---------- MATERIAL FOR THIS TASK ----------
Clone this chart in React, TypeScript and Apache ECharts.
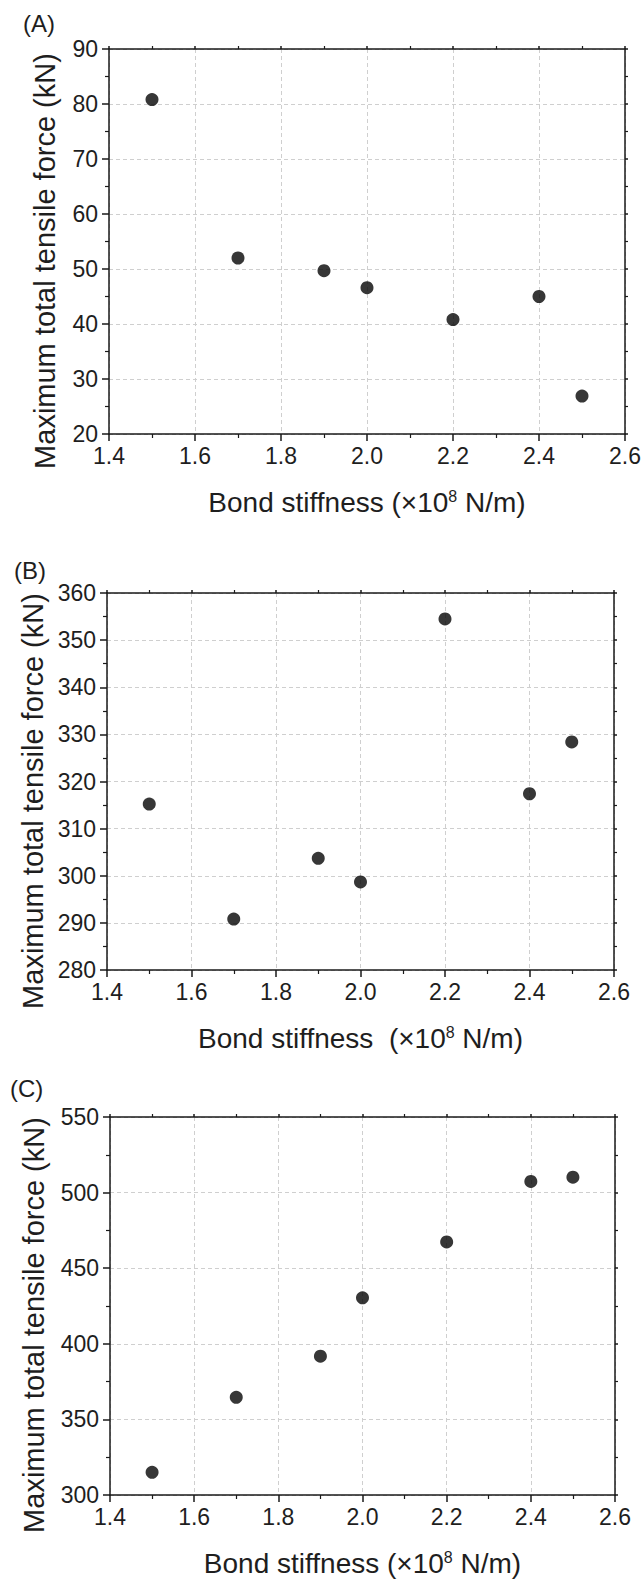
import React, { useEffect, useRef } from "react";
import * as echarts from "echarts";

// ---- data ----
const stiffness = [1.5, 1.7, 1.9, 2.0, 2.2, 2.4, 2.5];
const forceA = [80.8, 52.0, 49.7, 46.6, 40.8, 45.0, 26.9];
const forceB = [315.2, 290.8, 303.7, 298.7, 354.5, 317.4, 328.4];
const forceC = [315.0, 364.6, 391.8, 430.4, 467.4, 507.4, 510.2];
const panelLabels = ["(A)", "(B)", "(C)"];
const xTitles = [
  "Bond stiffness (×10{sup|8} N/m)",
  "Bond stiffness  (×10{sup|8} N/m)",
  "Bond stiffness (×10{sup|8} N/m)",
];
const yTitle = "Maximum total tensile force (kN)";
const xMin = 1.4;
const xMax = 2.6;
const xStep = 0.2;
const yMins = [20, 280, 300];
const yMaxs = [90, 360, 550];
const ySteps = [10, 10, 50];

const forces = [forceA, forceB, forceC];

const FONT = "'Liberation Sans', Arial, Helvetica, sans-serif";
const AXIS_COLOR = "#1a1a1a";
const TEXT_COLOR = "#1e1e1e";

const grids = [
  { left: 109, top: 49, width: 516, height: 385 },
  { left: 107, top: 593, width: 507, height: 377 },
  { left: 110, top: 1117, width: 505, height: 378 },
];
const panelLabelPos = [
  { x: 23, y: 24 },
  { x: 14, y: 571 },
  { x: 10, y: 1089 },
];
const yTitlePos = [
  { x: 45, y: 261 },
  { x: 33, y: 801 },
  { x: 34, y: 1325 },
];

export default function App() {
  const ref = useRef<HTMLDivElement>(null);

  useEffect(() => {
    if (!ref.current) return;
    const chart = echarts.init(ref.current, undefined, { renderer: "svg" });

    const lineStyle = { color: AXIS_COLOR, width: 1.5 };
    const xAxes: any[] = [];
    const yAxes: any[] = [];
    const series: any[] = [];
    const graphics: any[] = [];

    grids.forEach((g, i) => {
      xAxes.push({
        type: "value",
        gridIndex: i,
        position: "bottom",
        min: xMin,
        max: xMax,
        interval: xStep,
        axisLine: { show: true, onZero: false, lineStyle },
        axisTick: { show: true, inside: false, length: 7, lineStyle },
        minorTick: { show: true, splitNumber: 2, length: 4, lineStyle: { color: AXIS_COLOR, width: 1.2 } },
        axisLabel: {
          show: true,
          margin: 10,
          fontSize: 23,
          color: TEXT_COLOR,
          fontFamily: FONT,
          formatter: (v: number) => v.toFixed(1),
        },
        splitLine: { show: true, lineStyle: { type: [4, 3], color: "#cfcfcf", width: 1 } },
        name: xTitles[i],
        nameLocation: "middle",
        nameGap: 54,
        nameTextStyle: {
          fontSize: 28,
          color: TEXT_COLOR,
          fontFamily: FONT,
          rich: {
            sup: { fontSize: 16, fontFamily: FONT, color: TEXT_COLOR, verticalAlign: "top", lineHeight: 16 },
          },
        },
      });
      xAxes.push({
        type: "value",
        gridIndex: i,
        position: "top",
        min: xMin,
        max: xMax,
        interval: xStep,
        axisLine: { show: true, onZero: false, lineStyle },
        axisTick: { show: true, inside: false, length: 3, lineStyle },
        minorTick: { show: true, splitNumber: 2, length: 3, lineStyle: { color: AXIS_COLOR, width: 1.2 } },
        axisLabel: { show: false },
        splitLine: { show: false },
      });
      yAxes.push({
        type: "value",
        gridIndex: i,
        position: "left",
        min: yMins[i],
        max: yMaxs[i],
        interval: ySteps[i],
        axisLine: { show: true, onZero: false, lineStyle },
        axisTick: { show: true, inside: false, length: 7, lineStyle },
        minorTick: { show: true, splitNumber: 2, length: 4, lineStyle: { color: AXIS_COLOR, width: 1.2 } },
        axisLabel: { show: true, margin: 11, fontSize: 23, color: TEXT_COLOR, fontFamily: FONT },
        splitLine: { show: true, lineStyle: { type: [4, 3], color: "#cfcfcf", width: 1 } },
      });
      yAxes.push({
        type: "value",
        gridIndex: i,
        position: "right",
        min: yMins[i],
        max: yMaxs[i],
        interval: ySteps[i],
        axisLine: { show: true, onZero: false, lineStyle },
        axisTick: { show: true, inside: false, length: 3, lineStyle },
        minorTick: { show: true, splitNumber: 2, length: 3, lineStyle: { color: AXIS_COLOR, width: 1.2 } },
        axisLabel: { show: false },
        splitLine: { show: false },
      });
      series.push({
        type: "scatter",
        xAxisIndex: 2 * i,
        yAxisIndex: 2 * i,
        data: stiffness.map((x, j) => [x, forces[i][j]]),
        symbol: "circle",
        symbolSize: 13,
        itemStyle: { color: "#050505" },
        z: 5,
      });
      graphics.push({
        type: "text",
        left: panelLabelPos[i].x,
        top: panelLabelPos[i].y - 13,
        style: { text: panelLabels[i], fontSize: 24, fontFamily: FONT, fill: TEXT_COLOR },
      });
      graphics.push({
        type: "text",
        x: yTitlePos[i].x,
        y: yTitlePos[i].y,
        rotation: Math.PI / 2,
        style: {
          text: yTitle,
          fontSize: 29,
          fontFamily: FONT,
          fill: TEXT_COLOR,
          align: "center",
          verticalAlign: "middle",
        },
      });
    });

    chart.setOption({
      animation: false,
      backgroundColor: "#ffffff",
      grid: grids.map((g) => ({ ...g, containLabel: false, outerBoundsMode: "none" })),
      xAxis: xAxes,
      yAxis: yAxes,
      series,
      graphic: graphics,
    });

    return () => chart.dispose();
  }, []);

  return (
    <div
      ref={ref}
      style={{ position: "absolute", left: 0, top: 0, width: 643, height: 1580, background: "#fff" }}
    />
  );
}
----------
---------- MATERIAL FOR THIS TASK ----------
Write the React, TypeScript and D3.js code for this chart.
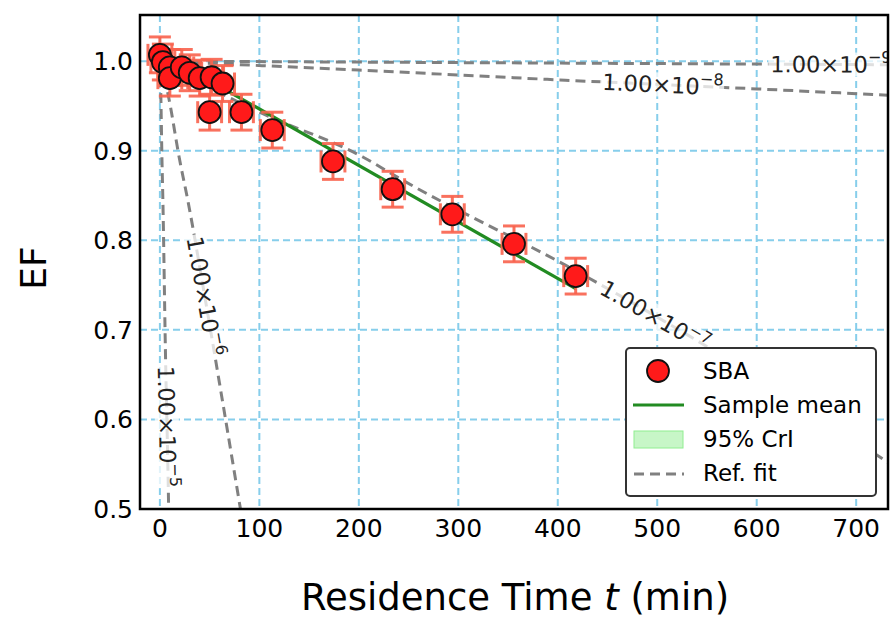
----------
---------- MATERIAL FOR THIS TASK ----------
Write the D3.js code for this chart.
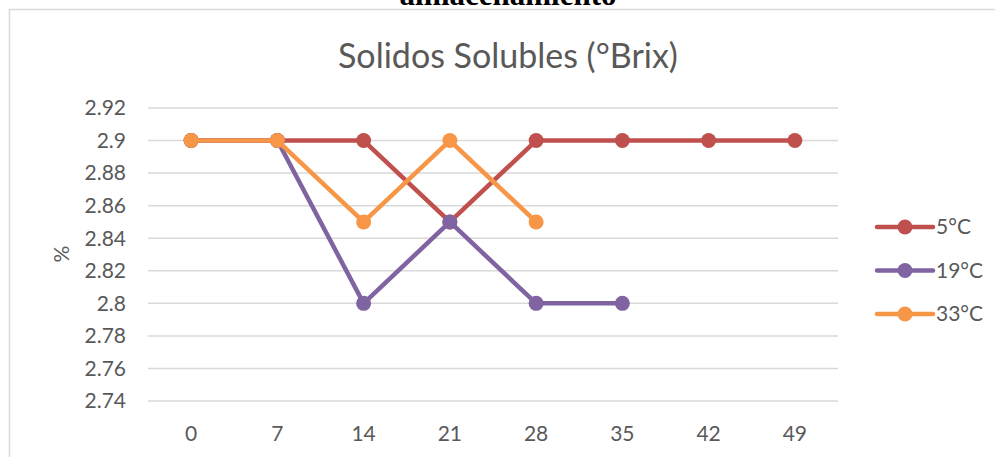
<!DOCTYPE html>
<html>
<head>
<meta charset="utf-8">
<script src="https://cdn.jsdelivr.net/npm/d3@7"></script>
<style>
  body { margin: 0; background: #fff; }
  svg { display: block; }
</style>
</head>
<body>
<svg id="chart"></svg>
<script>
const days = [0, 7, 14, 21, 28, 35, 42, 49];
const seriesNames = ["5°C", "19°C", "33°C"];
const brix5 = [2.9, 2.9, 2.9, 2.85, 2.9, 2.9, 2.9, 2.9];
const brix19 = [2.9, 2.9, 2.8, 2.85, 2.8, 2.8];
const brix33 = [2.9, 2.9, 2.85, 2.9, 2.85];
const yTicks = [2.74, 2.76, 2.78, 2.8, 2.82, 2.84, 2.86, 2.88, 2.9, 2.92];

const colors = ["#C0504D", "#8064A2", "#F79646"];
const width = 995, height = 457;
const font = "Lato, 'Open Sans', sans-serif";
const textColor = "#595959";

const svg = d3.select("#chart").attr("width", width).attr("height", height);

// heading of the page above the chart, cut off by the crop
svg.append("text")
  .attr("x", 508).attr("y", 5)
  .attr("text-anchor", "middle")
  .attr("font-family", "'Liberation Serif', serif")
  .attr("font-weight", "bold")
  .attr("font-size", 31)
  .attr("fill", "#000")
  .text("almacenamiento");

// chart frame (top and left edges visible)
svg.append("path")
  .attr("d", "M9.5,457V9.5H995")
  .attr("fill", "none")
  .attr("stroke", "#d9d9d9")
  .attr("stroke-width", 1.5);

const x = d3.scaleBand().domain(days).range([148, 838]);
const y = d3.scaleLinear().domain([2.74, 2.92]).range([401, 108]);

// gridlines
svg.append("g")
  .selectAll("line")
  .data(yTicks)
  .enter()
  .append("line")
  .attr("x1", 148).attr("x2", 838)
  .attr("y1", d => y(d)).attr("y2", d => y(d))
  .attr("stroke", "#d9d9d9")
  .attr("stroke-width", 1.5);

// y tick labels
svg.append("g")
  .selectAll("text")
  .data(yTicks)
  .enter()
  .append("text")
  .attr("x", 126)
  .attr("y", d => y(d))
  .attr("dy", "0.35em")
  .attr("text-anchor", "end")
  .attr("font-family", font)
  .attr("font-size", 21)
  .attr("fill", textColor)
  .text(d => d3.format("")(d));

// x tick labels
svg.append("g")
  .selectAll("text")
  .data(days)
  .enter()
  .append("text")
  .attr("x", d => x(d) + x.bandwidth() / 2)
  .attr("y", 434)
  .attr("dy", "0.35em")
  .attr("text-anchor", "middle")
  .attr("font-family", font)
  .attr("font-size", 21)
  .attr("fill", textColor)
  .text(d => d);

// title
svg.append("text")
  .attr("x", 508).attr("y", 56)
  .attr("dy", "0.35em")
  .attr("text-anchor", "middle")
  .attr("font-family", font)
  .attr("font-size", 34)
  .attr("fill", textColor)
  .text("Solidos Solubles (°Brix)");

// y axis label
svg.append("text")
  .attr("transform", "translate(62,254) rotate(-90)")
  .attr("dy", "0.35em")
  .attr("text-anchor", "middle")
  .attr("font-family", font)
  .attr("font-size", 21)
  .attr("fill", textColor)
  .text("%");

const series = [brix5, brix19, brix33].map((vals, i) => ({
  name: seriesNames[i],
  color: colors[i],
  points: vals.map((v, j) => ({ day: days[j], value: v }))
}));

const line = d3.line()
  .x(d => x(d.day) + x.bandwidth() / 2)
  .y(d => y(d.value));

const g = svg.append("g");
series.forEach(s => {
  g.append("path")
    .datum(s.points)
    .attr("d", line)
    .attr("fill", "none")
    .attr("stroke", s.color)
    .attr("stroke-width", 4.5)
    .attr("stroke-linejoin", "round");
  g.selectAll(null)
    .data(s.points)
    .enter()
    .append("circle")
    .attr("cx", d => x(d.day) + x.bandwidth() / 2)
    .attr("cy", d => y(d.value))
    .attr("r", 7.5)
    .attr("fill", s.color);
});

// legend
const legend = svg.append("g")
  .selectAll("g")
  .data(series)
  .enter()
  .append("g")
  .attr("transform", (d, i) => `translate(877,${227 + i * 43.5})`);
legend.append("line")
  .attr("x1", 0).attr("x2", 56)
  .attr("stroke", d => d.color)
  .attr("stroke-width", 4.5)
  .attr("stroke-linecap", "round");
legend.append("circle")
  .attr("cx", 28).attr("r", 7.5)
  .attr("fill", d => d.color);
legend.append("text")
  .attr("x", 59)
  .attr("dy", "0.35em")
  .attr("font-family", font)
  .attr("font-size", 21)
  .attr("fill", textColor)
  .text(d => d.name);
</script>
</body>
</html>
----------
◆ TASK DESCRIPTION
Only the lines between the one with "Clone this chart" and the one with "import * as", those two included, get copied from the material above. Keep it exact and free of pictures.

◆ CORRECT OUTPUT
Clone this chart in React, TypeScript and Apache ECharts.
import React, { useEffect, useRef } from "react";
import * as echarts from "echarts";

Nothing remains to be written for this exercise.